Wallis did not want to be the Duchess of Windsor. In personal terms, she preferred her tedious and undemanding husband Ernest Simpson to the ever-whining, introspective and hypochondriacal Duke. She wanted to be mistress to the King, not the wife of an exiled duke. She begged the King to stand by his throne, seeing herself as a modern Mrs Fitzherbert, in charge of the court but not of the court, enjoying all the pomp and influence of a queen without being the Queen. This desire was not inspired by straightforward social ambition: it came from her anxiety to influence the course of political events. The story, in short, is not just soppy sexist trash, as portrayed in the Daily Mail. It is a political melodrama of the highest consequence.
One of the weaknesses of modern republican theory is that it tends to concentrate on the personal weaknesses of the Royals. How could anyone, it is asked, support a system which raises on a pedestal people like Edward VIII or George IV or Andy and Fergie? Are they not absurd, ridiculous figures, unfit for anything but a jewellery auction or a hunt ball? This argument always falls flat. The influence of a monarchy which has long ago been stripped of real political power lies precisely in its absorption of people’s aspirations, griefs, ambitions and endeavours. Weaknesses, therefore, are as adorable as strengths. Princess Diana has no O levels – so what? Nor have most other people. Fergie is a mindless Sloane with nothing but a cheerful grin – so what?
A cheerful grin is no bad thing when most people aren’t feeling at all cheerful. Royal idiocies, divorces, selfishnesses, as detailed in the popular press, are not destructive of modern monarchy. On the contrary, they provide a vital link between the monarchs and their subjects.

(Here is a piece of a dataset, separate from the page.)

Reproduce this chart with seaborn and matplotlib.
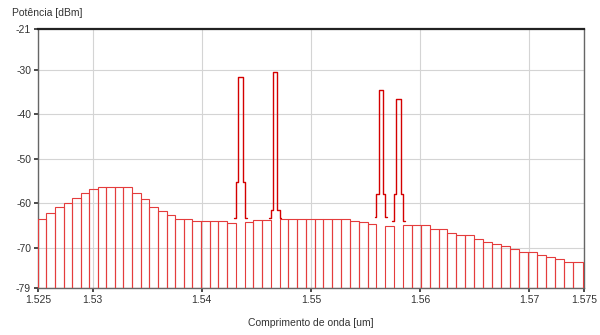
import numpy as np
import pandas as pd
import matplotlib
matplotlib.use("Agg")
import matplotlib.pyplot as plt
import seaborn as sns

# ---- data ----
# noise-floor bin edges (um), one bin per ~100 GHz channel slot
bin_edges_um = [1.52500, 1.52578, 1.52656, 1.52734, 1.52812, 1.52890, 1.52969,
                1.53047, 1.53126, 1.53204, 1.53283, 1.53362, 1.53440, 1.53519,
                1.53598, 1.53677, 1.53756, 1.53836, 1.53915, 1.53994, 1.54074,
                1.54153, 1.54233, 1.54313, 1.54392, 1.54472, 1.54552, 1.54632,
                1.54712, 1.54793, 1.54873, 1.54953, 1.55034, 1.55114, 1.55195,
                1.55276, 1.55356, 1.55437, 1.55518, 1.55599, 1.55680, 1.55761,
                1.55843, 1.55924, 1.56006, 1.56087, 1.56169, 1.56250, 1.56332,
                1.56414, 1.56496, 1.56578, 1.56660, 1.56743, 1.56825, 1.56907,
                1.56990, 1.57072, 1.57155, 1.57238, 1.57321, 1.57404, 1.57487]

# noise floor per bin (dBm); None = channel slot occupied by a signal
floor_dbm = [-63.6, -62.3, -61.0, -60.1, -58.8, -57.8, -56.9, -56.5, -56.5, -56.5,
             -56.5, -57.8, -59.2, -61.0, -61.8, -62.7, -63.6, -63.6, -64.0, -64.0,
             -64.0, -64.0, -64.4, None, -64.2, -63.8, -63.8, None, -63.5, -63.5,
             -63.5, -63.5, -63.5, -63.5, -63.5, -63.5, -64.0, -64.2, -64.6, None,
             -65.2, None, -64.9, -64.9, -64.9, -65.9, -65.9, -66.7, -67.2, -67.2,
             -68.1, -68.7, -69.2, -69.7, -70.4, -70.9, -70.9, -71.7, -72.2, -72.6,
             -73.2, -73.2]

# signal channels
peak_center_um = [1.54353, 1.54672, 1.55640, 1.55802]
peak_top_dbm = [-31.6, -30.6, -34.7, -36.6]
peak_shoulder_dbm = [-55.3, -61.5, -57.9, -57.9]
peak_foot_dbm = [-63.4, -63.3, -63.2, -64.0]

x_ticks = [1.525, 1.53, 1.54, 1.55, 1.56, 1.57, 1.575]
x_tick_labels = ["1.525", "1.53", "1.54", "1.55", "1.56", "1.57", "1.575"]
y_ticks = [-79, -70, -60, -50, -40, -30, -21]
y_tick_labels = ["-79", "-70", "-60", "-50", "-40", "-30", "-21"]

# ---- style ----
sns.set_theme(style="whitegrid")
plt.rcParams["font.family"] = ["Liberation Sans", "DejaVu Sans"]

fig = plt.figure(figsize=(6.0, 3.35), dpi=100)
ax = fig.add_axes([0.0633, 0.1415, 0.9100, 0.7705])

y_base = y_ticks[0]
edges = np.array(bin_edges_um)
vals = np.array([np.nan if v is None else v for v in floor_dbm], dtype=float)
n = len(vals)
left = edges[:n]
width = np.diff(edges[:n + 1])
mask = ~np.isnan(vals)

ax.bar(left[mask], vals[mask] - y_base, width=width[mask], bottom=y_base,
       align="edge", fill=False, edgecolor="#e43c3c", linewidth=0.8, zorder=3)

# signal traces (stepped shape: foot -> shoulder -> top)
fw, sw, tw = 0.00057, 0.00042, 0.00021
rows = []
for i, (c, top, sh, ft) in enumerate(zip(peak_center_um, peak_top_dbm,
                                         peak_shoulder_dbm, peak_foot_dbm)):
    xs = [c - fw, c - sw, c - sw, c - tw, c - tw, c + tw, c + tw, c + sw, c + sw, c + fw]
    ys = [ft, ft, sh, sh, top, top, sh, sh, ft, ft]
    for j, (xx, yy) in enumerate(zip(xs, ys)):
        rows.append({"wl": xx, "dbm": yy, "peak": i, "order": j})
peaks_df = pd.DataFrame(rows)
sns.lineplot(data=peaks_df, x="wl", y="dbm", units="peak", estimator=None,
             sort=False, color="#d40000", linewidth=1.0, ax=ax, zorder=4)

ax.set_xlim(x_ticks[0], x_ticks[-1])
ax.set_ylim(y_ticks[0], y_ticks[-1])
ax.set_xticks(x_ticks)
ax.set_xticklabels(x_tick_labels)
ax.set_yticks(y_ticks)
ax.set_yticklabels(y_tick_labels)
ax.set_xlabel("")
ax.set_ylabel("")
ax.grid(True, color="#d4d4d4", linewidth=0.8)
ax.tick_params(axis="both", labelsize=7.5, colors="#333333", length=3,
               direction="out", left=True, bottom=True, pad=2)
for s in ["left", "bottom", "right"]:
    ax.spines[s].set_color("#666666")
    ax.spines[s].set_linewidth(1.0)
ax.spines["top"].set_color("#222222")
ax.spines["top"].set_linewidth(1.6)

fig.text(0.02, 0.962, "Potência [dBm]", fontsize=7.5, color="#333333",
         ha="left", va="center")
fig.text(0.518, 0.036, "Comprimento de onda [um]", fontsize=7.5,
         color="#333333", ha="center", va="center")

fig.savefig("out.png", dpi=100)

So it was with the Windsors. The King of England fell for a divorced woman and beastly old Baldwin wouldn’t let him have her. How rotten of him! How many others have fallen for unsuitable partners, but have not had their jobs taken away from them because of it? So it was that the people maintained their sympathy for the ‘gallant young Prince’. The one quality of the Duke of Windsor which might have broken the spell of the British monarchy – his Fascist leanings – was discreetly buried.
Charles Higham’s is an important book. But there is a great deal wrong with it. He has provided his critics with plenty of hostages. Again and again, he quotes the most scurrilous and unlikely gossip, without proving it. It is no good quoting one contemporary hazarding a guess that Wallis was the lover of Count Ciano, and that she even had an abortion as a result. There is not the slightest proof of this, and anyway it is beside the point. It is no good inventing (or guessing at) Wallis’s sexual education in the brothels of Shanghai or for that matter entering the royal bedchamber to speculate about what exactly went on there. There are times – far too many of them – when bald assertions are not backed by the evidence they need; the notes and the index are a disgrace; and Higham’s biographical method, piling incident on incident and referring only to the day and the month, continually loses the thread of the narrative.
But these are really niggles. Gossip is a dangerous commodity, but no biography worth its salt could survive without it. The plain fact is that for all its weaknesses the book is enthralling from first to last and for one central reason. It exposes both its main subject and her royal catch, not as the dim-witted, self-obsessed lovers who have been pickled for posterity, but as nasty, determined Fascists who wanted to preside over a ‘new social order’ which would do away for ever with all pretence at democracy and consign all opposition to the holocaust.